- [DATA SEGMENT]:
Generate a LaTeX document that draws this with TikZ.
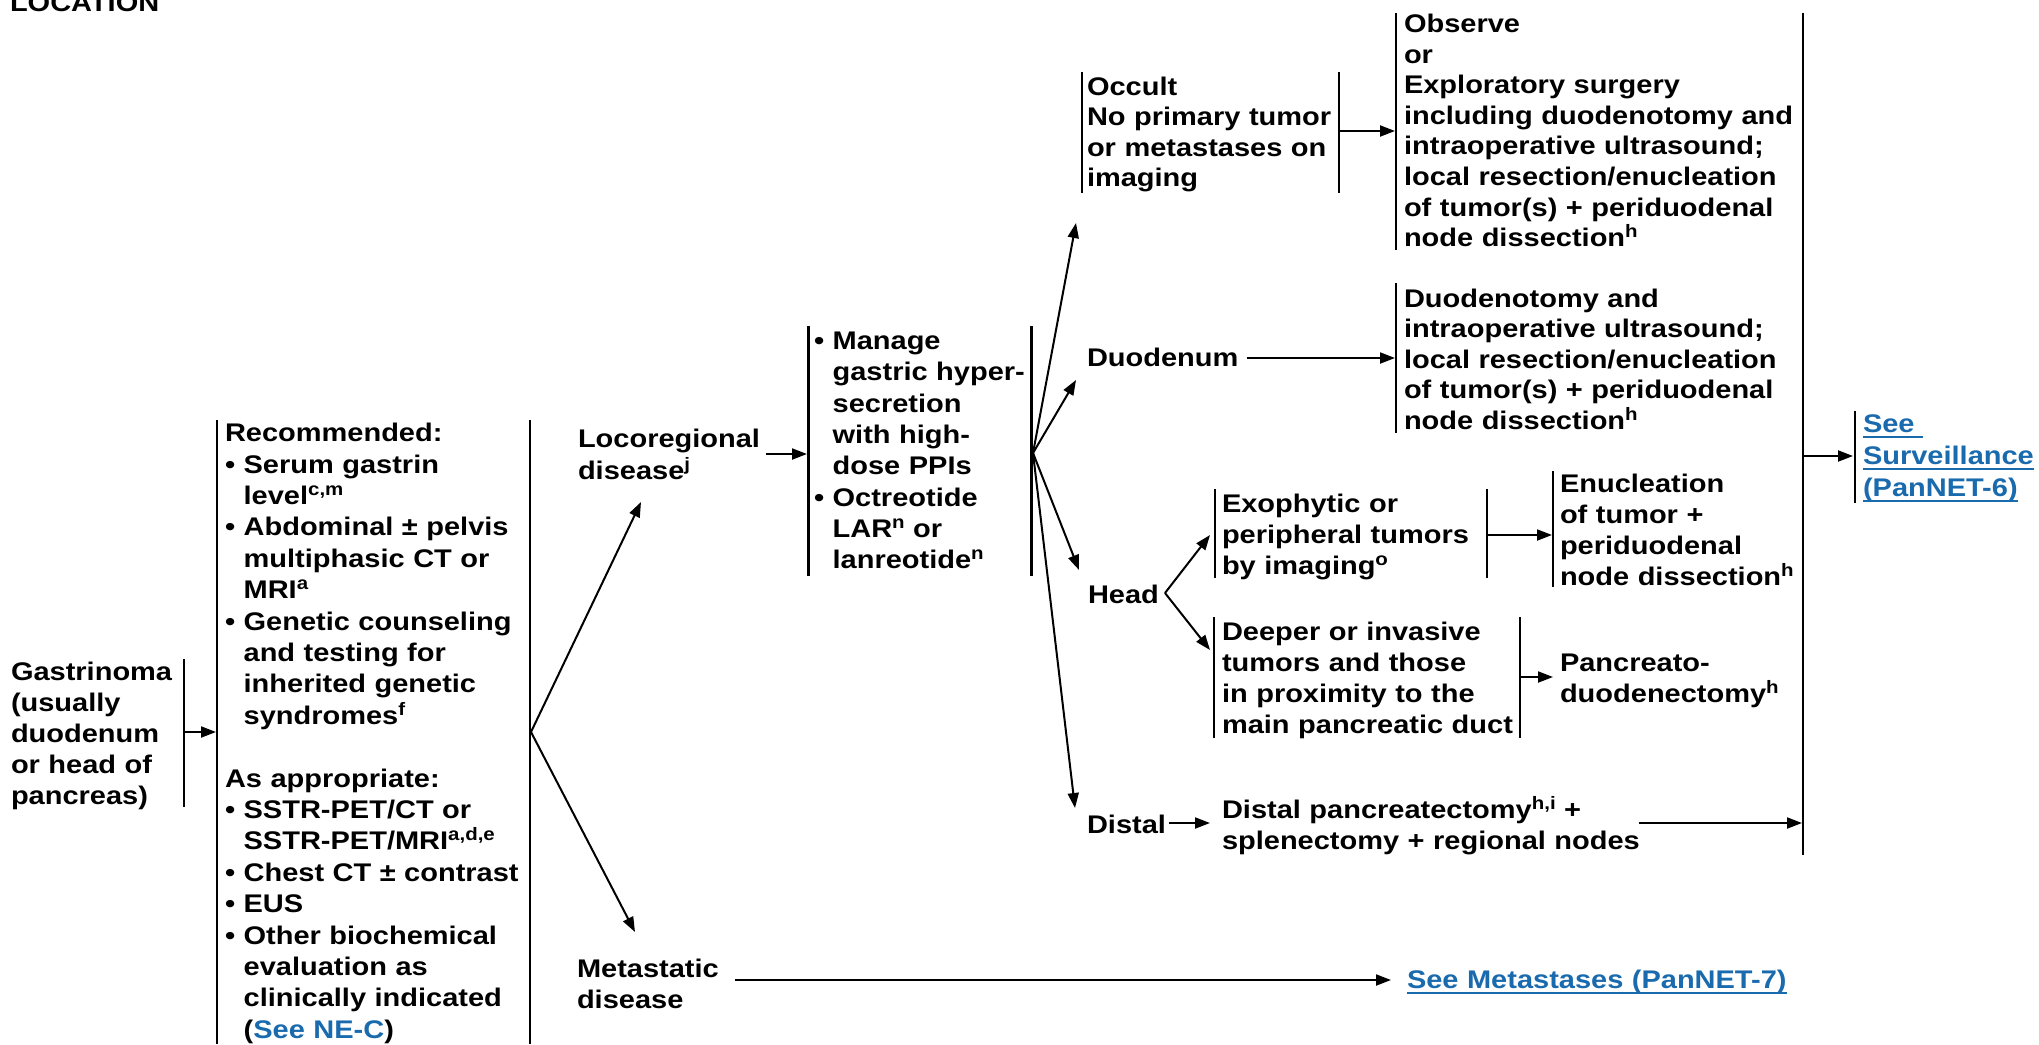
\documentclass[tikz,border=0pt]{standalone}
\usepackage{fontspec}
\setmainfont{Liberation Sans}[FakeStretch=1.137]
\usetikzlibrary{arrows.meta}
\definecolor{linkblue}{HTML}{1A6AAE}
\newcommand\sps[1]{\raisebox{9pt}{\fontsize{18}{18}\selectfont #1}}
\newcommand\lnk[1]{\leavevmode\setbox0\hbox{#1}\rlap{\rule[-6pt]{\wd0}{2pt}}\box0}
\newcommand\bl{\phantom{•\ }}
\begin{document}
\begin{tikzpicture}[x=1pt,y=-1pt,
  every node/.style={inner sep=0pt, outer sep=0pt, anchor=base west, align=left, text width=600pt},
  txt/.style={font=\bfseries\fontsize{25.5}{#1}\selectfont},
  txt/.default=31,
  bar/.style={line width=2.5pt},
  conn/.style={line width=2pt, -{Triangle[length=15pt,width=11pt]}}]
\useasboundingbox (0,0) rectangle (2039,1044);

% ---- text nodes
\node[txt] (loc) at (10,11) {LOCATION};
\node[txt] (gas) at (11,680) {Gastrinoma\\(usually\\duodenum\\or head of\\pancreas)};
\node[txt=31.4] (rec) at (225,441.7) {Recommended:\\• Serum gastrin\\\bl level\sps{c,m}\\• Abdominal ± pelvis\\\bl multiphasic CT or\\\bl MRI\sps{a}\\• Genetic counseling\\\bl and testing for\\\bl inherited genetic\\\bl syndromes\sps{f}\\[31.4pt]As appropriate:\\• SSTR-PET/CT or\\\bl SSTR-PET/MRI\sps{a,d,e}\\• Chest CT ± contrast\\• EUS\\• Other biochemical\\\bl evaluation as\\\bl clinically indicated\\\bl (\textcolor{linkblue}{See NE-C})};
\node[txt=32] (loco) at (578,447) {Locoregional\\disease\sps{j}};
\node[txt=31.3] (mgmt) at (814,349.6) {• Manage\\\bl gastric hyper-\\\bl secretion\\\bl with high-\\\bl dose PPIs\\• Octreotide\\\bl LAR\sps{n} or\\\bl lanreotide\sps{n}};
\node[txt=30.5] (occ) at (1087,95) {Occult\\No primary tumor\\or metastases on\\imaging};
\node[txt=30.6] (obs) at (1404,32.5) {Observe\\or\\Exploratory surgery\\including duodenotomy and\\intraoperative ultrasound;\\local resection/enucleation\\of tumor(s) + periduodenal\\node dissection\sps{h}};
\node[txt] (duo) at (1087,366.5) {Duodenum};
\node[txt=30.5] (duot) at (1404,307) {Duodenotomy and\\intraoperative ultrasound;\\local resection/enucleation\\of tumor(s) + periduodenal\\node dissection\sps{h}};
\node[txt] (head) at (1088,603) {Head};
\node[txt] (exo) at (1222,512) {Exophytic or\\peripheral tumors\\by imaging\sps{o}};
\node[txt] (enu) at (1560,492) {Enucleation\\of tumor +\\periduodenal\\node dissection\sps{h}};
\node[txt] (deep) at (1222,640) {Deeper or invasive\\tumors and those\\in proximity to the\\main pancreatic duct};
\node[txt] (panc) at (1560,671) {Pancreato-\\duodenectomy\sps{h}};
\node[txt] (dist) at (1087,833) {Distal};
\node[txt] (distp) at (1222,818) {Distal pancreatectomy\sps{h,i} +\\splenectomy + regional nodes};
\node[txt=32, text=linkblue] (surv) at (1863,432) {\lnk{See\ }\\\lnk{Surveillance}\\\lnk{(PanNET-6)}};
\node[txt] (meta) at (577,977) {Metastatic\\disease};
\node[txt, text=linkblue] (seem) at (1407,988) {\lnk{See Metastases (PanNET-7)}};

% ---- bars
\draw[bar] (184,659) -- (184,807);
\draw[bar] (217,420) -- (217,1044);
\draw[bar] (530,420) -- (530,1044);
\draw[bar] (808.6,326) -- (808.6,576);
\draw[bar] (1031.5,326) -- (1031.5,576);
\draw[bar] (1082,72) -- (1082,193);
\draw[bar] (1339,72) -- (1339,193);
\draw[bar] (1396,13) -- (1396,250);
\draw[bar] (1396,283) -- (1396,433);
\draw[bar] (1215,489) -- (1215,578);
\draw[bar] (1487,489) -- (1487,578);
\draw[bar] (1553,471) -- (1553,587);
\draw[bar] (1214,617) -- (1214,738);
\draw[bar] (1520,617) -- (1520,738);
\draw[bar] (1803,13) -- (1803,855);
\draw[bar] (1855,411) -- (1855,503);

% ---- connector end points
\coordinate (gasR) at (184,732);   \coordinate (recL) at (216,732);
\coordinate (recR) at (531,732);
\coordinate (locoT) at (641,502);  \coordinate (metaT) at (635,932);
\coordinate (locoA) at (766,454);  \coordinate (mgmtL) at (807,454);
\coordinate (mgmtR) at (1033,453);
\coordinate (occT) at (1076,223);  \coordinate (duoT) at (1076,380);
\coordinate (headT) at (1079,570); \coordinate (distT) at (1075,808);
\coordinate (occR) at (1339,131);  \coordinate (obsL) at (1395,131);
\coordinate (duoA) at (1247,358);  \coordinate (duotL) at (1395,358);
\coordinate (headV) at (1165,593);
\coordinate (exoT) at (1210,535);  \coordinate (deepT) at (1210,650);
\coordinate (exoR) at (1487,535);  \coordinate (enuL) at (1552,535);
\coordinate (deepR) at (1520,677); \coordinate (pancL) at (1553,677);
\coordinate (distA) at (1169,823); \coordinate (distpL) at (1210,823);
\coordinate (distpR) at (1639,823); \coordinate (bigL) at (1802,823);
\coordinate (bigR) at (1803,456);  \coordinate (survL) at (1853,456);
\coordinate (metaA) at (735,980);  \coordinate (seemL) at (1391,980);

% ---- connectors
\draw[conn] (gasR) -- (recL);
\draw[conn] (recR) -- (locoT);
\draw[conn] (recR) -- (metaT);
\draw[conn] (locoA) -- (mgmtL);
\draw[conn] (mgmtR) -- (occT);
\draw[conn] (mgmtR) -- (duoT);
\draw[conn] (mgmtR) -- (headT);
\draw[conn] (mgmtR) -- (distT);
\draw[conn] (occR) -- (obsL);
\draw[conn] (duoA) -- (duotL);
\draw[conn] (headV) -- (exoT);
\draw[conn] (headV) -- (deepT);
\draw[conn] (exoR) -- (enuL);
\draw[conn] (deepR) -- (pancL);
\draw[conn] (distA) -- (distpL);
\draw[conn] (distpR) -- (bigL);
\draw[conn] (bigR) -- (survL);
\draw[conn] (metaA) -- (seemL);
\end{tikzpicture}
\end{document}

- [TASK DETAILS]:
Skip the images and write out the rest of the listing exactly.

- [SOLUTION TO THIS EXERCISE]:
Generate a LaTeX document that draws this with TikZ.
\documentclass[tikz,border=0pt]{standalone}
\usepackage{fontspec}
\setmainfont{Liberation Sans}[FakeStretch=1.137]
\usetikzlibrary{arrows.meta}
\definecolor{linkblue}{HTML}{1A6AAE}
\newcommand\sps[1]{\raisebox{9pt}{\fontsize{18}{18}\selectfont #1}}
\newcommand\lnk[1]{\leavevmode\setbox0\hbox{#1}\rlap{\rule[-6pt]{\wd0}{2pt}}\box0}
\newcommand\bl{\phantom{•\ }}
\begin{document}
\begin{tikzpicture}[x=1pt,y=-1pt,
  every node/.style={inner sep=0pt, outer sep=0pt, anchor=base west, align=left, text width=600pt},
  txt/.style={font=\bfseries\fontsize{25.5}{#1}\selectfont},
  txt/.default=31,
  bar/.style={line width=2.5pt},
  conn/.style={line width=2pt, -{Triangle[length=15pt,width=11pt]}}]
\useasboundingbox (0,0) rectangle (2039,1044);

% ---- text nodes
\node[txt] (loc) at (10,11) {LOCATION};
\node[txt] (gas) at (11,680) {Gastrinoma\\(usually\\duodenum\\or head of\\pancreas)};
\node[txt=31.4] (rec) at (225,441.7) {Recommended:\\• Serum gastrin\\\bl level\sps{c,m}\\• Abdominal ± pelvis\\\bl multiphasic CT or\\\bl MRI\sps{a}\\• Genetic counseling\\\bl and testing for\\\bl inherited genetic\\\bl syndromes\sps{f}\\[31.4pt]As appropriate:\\• SSTR-PET/CT or\\\bl SSTR-PET/MRI\sps{a,d,e}\\• Chest CT ± contrast\\• EUS\\• Other biochemical\\\bl evaluation as\\\bl clinically indicated\\\bl (\textcolor{linkblue}{See NE-C})};
\node[txt=32] (loco) at (578,447) {Locoregional\\disease\sps{j}};
\node[txt=31.3] (mgmt) at (814,349.6) {• Manage\\\bl gastric hyper-\\\bl secretion\\\bl with high-\\\bl dose PPIs\\• Octreotide\\\bl LAR\sps{n} or\\\bl lanreotide\sps{n}};
\node[txt=30.5] (occ) at (1087,95) {Occult\\No primary tumor\\or metastases on\\imaging};
\node[txt=30.6] (obs) at (1404,32.5) {Observe\\or\\Exploratory surgery\\including duodenotomy and\\intraoperative ultrasound;\\local resection/enucleation\\of tumor(s) + periduodenal\\node dissection\sps{h}};
\node[txt] (duo) at (1087,366.5) {Duodenum};
\node[txt=30.5] (duot) at (1404,307) {Duodenotomy and\\intraoperative ultrasound;\\local resection/enucleation\\of tumor(s) + periduodenal\\node dissection\sps{h}};
\node[txt] (head) at (1088,603) {Head};
\node[txt] (exo) at (1222,512) {Exophytic or\\peripheral tumors\\by imaging\sps{o}};
\node[txt] (enu) at (1560,492) {Enucleation\\of tumor +\\periduodenal\\node dissection\sps{h}};
\node[txt] (deep) at (1222,640) {Deeper or invasive\\tumors and those\\in proximity to the\\main pancreatic duct};
\node[txt] (panc) at (1560,671) {Pancreato-\\duodenectomy\sps{h}};
\node[txt] (dist) at (1087,833) {Distal};
\node[txt] (distp) at (1222,818) {Distal pancreatectomy\sps{h,i} +\\splenectomy + regional nodes};
\node[txt=32, text=linkblue] (surv) at (1863,432) {\lnk{See\ }\\\lnk{Surveillance}\\\lnk{(PanNET-6)}};
\node[txt] (meta) at (577,977) {Metastatic\\disease};
\node[txt, text=linkblue] (seem) at (1407,988) {\lnk{See Metastases (PanNET-7)}};

% ---- bars
\draw[bar] (184,659) -- (184,807);
\draw[bar] (217,420) -- (217,1044);
\draw[bar] (530,420) -- (530,1044);
\draw[bar] (808.6,326) -- (808.6,576);
\draw[bar] (1031.5,326) -- (1031.5,576);
\draw[bar] (1082,72) -- (1082,193);
\draw[bar] (1339,72) -- (1339,193);
\draw[bar] (1396,13) -- (1396,250);
\draw[bar] (1396,283) -- (1396,433);
\draw[bar] (1215,489) -- (1215,578);
\draw[bar] (1487,489) -- (1487,578);
\draw[bar] (1553,471) -- (1553,587);
\draw[bar] (1214,617) -- (1214,738);
\draw[bar] (1520,617) -- (1520,738);
\draw[bar] (1803,13) -- (1803,855);
\draw[bar] (1855,411) -- (1855,503);

% ---- connector end points
\coordinate (gasR) at (184,732);   \coordinate (recL) at (216,732);
\coordinate (recR) at (531,732);
\coordinate (locoT) at (641,502);  \coordinate (metaT) at (635,932);
\coordinate (locoA) at (766,454);  \coordinate (mgmtL) at (807,454);
\coordinate (mgmtR) at (1033,453);
\coordinate (occT) at (1076,223);  \coordinate (duoT) at (1076,380);
\coordinate (headT) at (1079,570); \coordinate (distT) at (1075,808);
\coordinate (occR) at (1339,131);  \coordinate (obsL) at (1395,131);
\coordinate (duoA) at (1247,358);  \coordinate (duotL) at (1395,358);
\coordinate (headV) at (1165,593);
\coordinate (exoT) at (1210,535);  \coordinate (deepT) at (1210,650);
\coordinate (exoR) at (1487,535);  \coordinate (enuL) at (1552,535);
\coordinate (deepR) at (1520,677); \coordinate (pancL) at (1553,677);
\coordinate (distA) at (1169,823); \coordinate (distpL) at (1210,823);
\coordinate (distpR) at (1639,823); \coordinate (bigL) at (1802,823);
\coordinate (bigR) at (1803,456);  \coordinate (survL) at (1853,456);
\coordinate (metaA) at (735,980);  \coordinate (seemL) at (1391,980);

% ---- connectors
\draw[conn] (gasR) -- (recL);
\draw[conn] (recR) -- (locoT);
\draw[conn] (recR) -- (metaT);
\draw[conn] (locoA) -- (mgmtL);
\draw[conn] (mgmtR) -- (occT);
\draw[conn] (mgmtR) -- (duoT);
\draw[conn] (mgmtR) -- (headT);
\draw[conn] (mgmtR) -- (distT);
\draw[conn] (occR) -- (obsL);
\draw[conn] (duoA) -- (duotL);
\draw[conn] (headV) -- (exoT);
\draw[conn] (headV) -- (deepT);
\draw[conn] (exoR) -- (enuL);
\draw[conn] (deepR) -- (pancL);
\draw[conn] (distA) -- (distpL);
\draw[conn] (distpR) -- (bigL);
\draw[conn] (bigR) -- (survL);
\draw[conn] (metaA) -- (seemL);
\end{tikzpicture}
\end{document}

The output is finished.